Two Queens organizations have teamed up to show off some haute couture clothing at a charity event this month — and then fly 10 of the models to Haiti where they will trade heels for construction boots and repair schools and churches damaged in the massive 2010 earthquake.
“These girls are going to be working,” said Patricia Brintle, of From Here to Haiti, a Whitestone nonprofit that has been returning to the island for years to help repair seriously damaged infrastructure. “They are going to be sore, but a good kind of sore.”
The June 26 charity fashion show will help raise money for three projects Brintle hopes to start next spring: repairing the damaged roof of a church, installing a toilet in a school and hosting a self-esteem project with Haitian girls.

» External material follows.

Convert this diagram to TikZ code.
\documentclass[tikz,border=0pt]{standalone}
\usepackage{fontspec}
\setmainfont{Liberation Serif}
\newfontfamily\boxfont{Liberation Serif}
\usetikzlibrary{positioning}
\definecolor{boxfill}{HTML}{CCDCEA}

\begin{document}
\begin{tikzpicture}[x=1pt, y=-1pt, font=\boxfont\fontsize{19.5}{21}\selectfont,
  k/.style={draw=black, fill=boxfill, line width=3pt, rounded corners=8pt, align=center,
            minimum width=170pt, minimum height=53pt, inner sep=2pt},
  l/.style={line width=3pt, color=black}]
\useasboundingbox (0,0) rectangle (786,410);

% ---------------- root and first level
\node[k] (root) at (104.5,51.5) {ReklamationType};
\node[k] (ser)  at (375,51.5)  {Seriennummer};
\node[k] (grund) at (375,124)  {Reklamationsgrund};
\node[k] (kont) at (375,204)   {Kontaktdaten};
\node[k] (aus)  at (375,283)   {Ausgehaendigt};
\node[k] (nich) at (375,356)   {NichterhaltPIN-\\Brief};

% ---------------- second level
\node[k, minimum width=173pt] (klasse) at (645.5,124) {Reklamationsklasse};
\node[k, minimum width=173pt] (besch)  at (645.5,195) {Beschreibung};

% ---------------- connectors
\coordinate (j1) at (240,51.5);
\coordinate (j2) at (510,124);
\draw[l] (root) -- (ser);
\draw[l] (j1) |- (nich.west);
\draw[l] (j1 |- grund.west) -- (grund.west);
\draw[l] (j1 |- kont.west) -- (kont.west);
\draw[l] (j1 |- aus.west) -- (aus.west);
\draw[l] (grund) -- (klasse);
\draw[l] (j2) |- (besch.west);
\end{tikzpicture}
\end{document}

The 10 women are participants in the annual Shortstack Fashion Show, the brainchild of an Oakland Gardens resident who was once told she was too short to be a model.
Instead of listening to that assessment, Olivia Mignone decided to start her own modeling program to challenge opinions on beauty, and build self-esteem in women from around the city ranging in age from 14 to their early 20s. She joined up with a larger nonprofit run by Hal Eisenberg to make it happen.
“She wanted to take on the industry and say, ‘Why does it have to be a certain standard?’ Next thing she knew, girls were lined up around the block,” he said.
Eisenberg runs the Queens-based Windows of Opportunity and said the values Mignone instills in the 20 women she enrolls for a yearlong program are a perfect fit with Brintle’s mission of civic responsibility.
The two nonprofits came together after Eisenberg was searching for a recipient of his annual Unsung Hero Award, which Windows of Opportunity gives out to someone in the community who is working on meaningful projects under the radar. After finding out more about Brintle’s activities over the last few years, they decided to send half of the group of models to help the still-ailing country.
“I think it’s a fabulous idea!” Brintle said of the partnership.
The Whitestone artist was born in Haiti and retains strong ties to the culture and people there.
“This is an example of how we can give to the communities in Haiti to show them we are all alike. We are all on the same page,” she said.
But the trip cannot get off the ground without the generosity of fellow New Yorkers.
The fashion show will take place at 6:30 p.m. June 26 at the Midtown Loft and Terrace, near the corner of Fifth Avenue and 29th Street in Manhattan.
Tickets, which will fund the undertaking, can be purchased at wooshortstack.org.